长篇作品,无论小说、散文,还是诗歌,最忌单调,山重水复,文字的行程漫长,单调会使读者疲惫以至不忍卒读。要调动尽可能多的资源和手段,让作品繁富、丰盈。比如,摭拾蒙古族格言警句、祝词赞词、神话传说、歌谣俗谚入诗,当然不是简单地移植,而是有机地化入,既强化民族文化的粘稠度,又不失现代诗风,这是创作上的一个难度,克服了这个难度,也就抵达了一定的高度。
伟大的时代呼唤史诗性的作品,这里所说的“史诗”,显然不是文学体裁意义上的,而是美学品格意义上的。也不仅仅是体量上的,而是精神上的。如果说,上个世纪80年代文学主体性理论思潮在消解庸俗的机械唯物论方面居功至伟,但其对宏大叙事的解构,则带来了七零八落的碎片。这一点,应当引起我们的反思。从各民族历史文化中汲取精神养料,注入到当今的民族精神之中,为实现中华民族伟大复兴提供不竭的动力,是时代赋予的神圣使命。丁鼎所为,正是为这项浩大的工程添砖加瓦。

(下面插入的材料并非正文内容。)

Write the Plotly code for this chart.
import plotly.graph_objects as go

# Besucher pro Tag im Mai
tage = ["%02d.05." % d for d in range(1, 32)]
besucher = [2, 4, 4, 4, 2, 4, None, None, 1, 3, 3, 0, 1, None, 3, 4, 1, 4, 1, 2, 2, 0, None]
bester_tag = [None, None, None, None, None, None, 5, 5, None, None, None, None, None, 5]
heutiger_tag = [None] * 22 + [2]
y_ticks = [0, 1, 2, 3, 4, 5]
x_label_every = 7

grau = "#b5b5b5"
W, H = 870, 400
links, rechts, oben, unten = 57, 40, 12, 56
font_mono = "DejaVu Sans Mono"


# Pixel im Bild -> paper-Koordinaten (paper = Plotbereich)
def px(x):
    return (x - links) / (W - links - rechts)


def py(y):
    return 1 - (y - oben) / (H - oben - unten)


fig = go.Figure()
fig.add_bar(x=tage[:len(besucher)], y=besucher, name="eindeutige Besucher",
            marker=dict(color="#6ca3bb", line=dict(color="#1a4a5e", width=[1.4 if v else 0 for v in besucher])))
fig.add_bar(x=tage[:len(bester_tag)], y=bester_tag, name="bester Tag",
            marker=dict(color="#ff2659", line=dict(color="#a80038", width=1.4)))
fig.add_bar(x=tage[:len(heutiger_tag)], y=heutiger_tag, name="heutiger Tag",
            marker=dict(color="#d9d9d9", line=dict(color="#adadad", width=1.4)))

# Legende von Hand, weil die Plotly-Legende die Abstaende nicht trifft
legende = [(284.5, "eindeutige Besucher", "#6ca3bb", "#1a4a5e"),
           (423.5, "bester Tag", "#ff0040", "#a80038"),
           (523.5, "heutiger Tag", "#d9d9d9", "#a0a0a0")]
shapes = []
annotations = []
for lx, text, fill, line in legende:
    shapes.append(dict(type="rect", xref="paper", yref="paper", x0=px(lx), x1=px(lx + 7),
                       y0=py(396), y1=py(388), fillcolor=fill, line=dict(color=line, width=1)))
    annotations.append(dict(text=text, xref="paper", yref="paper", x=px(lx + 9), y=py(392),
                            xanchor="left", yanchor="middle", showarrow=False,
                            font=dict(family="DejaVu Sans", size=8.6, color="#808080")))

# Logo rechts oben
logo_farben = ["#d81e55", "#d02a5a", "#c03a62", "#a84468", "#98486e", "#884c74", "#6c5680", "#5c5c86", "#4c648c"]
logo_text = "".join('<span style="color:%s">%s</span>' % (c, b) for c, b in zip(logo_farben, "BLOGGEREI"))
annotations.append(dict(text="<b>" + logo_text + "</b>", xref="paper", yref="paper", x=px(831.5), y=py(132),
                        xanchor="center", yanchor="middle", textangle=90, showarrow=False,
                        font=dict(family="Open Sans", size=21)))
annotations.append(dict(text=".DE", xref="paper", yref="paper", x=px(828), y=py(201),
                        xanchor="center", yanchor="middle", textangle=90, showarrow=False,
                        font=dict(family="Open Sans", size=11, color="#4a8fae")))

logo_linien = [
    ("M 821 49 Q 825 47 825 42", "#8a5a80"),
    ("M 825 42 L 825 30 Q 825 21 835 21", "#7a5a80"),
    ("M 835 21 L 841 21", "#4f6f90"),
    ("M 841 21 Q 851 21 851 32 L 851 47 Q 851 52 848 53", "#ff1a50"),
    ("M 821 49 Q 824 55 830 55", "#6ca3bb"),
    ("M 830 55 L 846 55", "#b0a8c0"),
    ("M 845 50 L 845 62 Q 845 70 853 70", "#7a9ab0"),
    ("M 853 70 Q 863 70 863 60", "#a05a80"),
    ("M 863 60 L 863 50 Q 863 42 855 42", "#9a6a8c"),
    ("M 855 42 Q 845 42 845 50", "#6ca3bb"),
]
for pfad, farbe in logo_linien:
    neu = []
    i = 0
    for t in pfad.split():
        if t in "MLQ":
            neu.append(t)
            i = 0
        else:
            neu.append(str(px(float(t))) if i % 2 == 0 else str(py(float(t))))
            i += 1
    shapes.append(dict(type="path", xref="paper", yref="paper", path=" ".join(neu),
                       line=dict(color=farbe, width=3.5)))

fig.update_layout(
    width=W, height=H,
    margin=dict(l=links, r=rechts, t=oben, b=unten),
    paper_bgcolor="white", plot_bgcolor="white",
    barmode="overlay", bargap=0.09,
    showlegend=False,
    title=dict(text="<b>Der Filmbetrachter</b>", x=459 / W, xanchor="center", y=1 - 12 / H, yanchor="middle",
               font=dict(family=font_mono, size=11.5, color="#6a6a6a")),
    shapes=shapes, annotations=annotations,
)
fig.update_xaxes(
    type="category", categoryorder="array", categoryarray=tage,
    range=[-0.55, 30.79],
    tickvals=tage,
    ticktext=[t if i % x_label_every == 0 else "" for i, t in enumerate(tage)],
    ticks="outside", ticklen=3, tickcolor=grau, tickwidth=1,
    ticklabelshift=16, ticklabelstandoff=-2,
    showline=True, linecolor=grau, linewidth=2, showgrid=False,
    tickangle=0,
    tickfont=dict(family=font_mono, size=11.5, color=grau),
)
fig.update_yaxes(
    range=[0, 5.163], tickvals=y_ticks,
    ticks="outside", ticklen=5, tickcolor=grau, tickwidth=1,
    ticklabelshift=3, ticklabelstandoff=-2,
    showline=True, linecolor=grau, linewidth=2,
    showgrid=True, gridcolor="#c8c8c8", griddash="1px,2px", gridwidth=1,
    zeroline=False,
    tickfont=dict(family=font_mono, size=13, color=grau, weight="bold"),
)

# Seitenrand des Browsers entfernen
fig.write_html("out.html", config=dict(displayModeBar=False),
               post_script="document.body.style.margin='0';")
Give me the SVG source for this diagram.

在抒情短诗的写作中,丁鼎自觉不自觉地为这一大作品做着准备和积累,他深情地回望着蒙古族历史文化,瞩望着这片曾经弥漫着战火硝烟的土地,挥洒文字并辅之以文玩赏鉴和收藏,博识而深思,厚积而薄发。他写阴山岩画的一组诗,给我留下深刻的印象。静卧于荒野、被风雨剥蚀的岩画,从他的笔底复活,复活的不仅是画面,还有那先民筚路蓝缕、猎牧为生的奇迹,那部族兵戎相见、金戈铁马的历史。《猎》《牧》《舞》,三个诗题,简洁而传神。从猎到牧,是大跨度的进步,是历史的刻度。作为蒙古族诗人,他对民族文化自觉地认同,并戮力弘扬,诗作也就有了沉甸甸的分量。
我们期待着,在丁鼎的笔下,将矗立起一座文字的丰碑。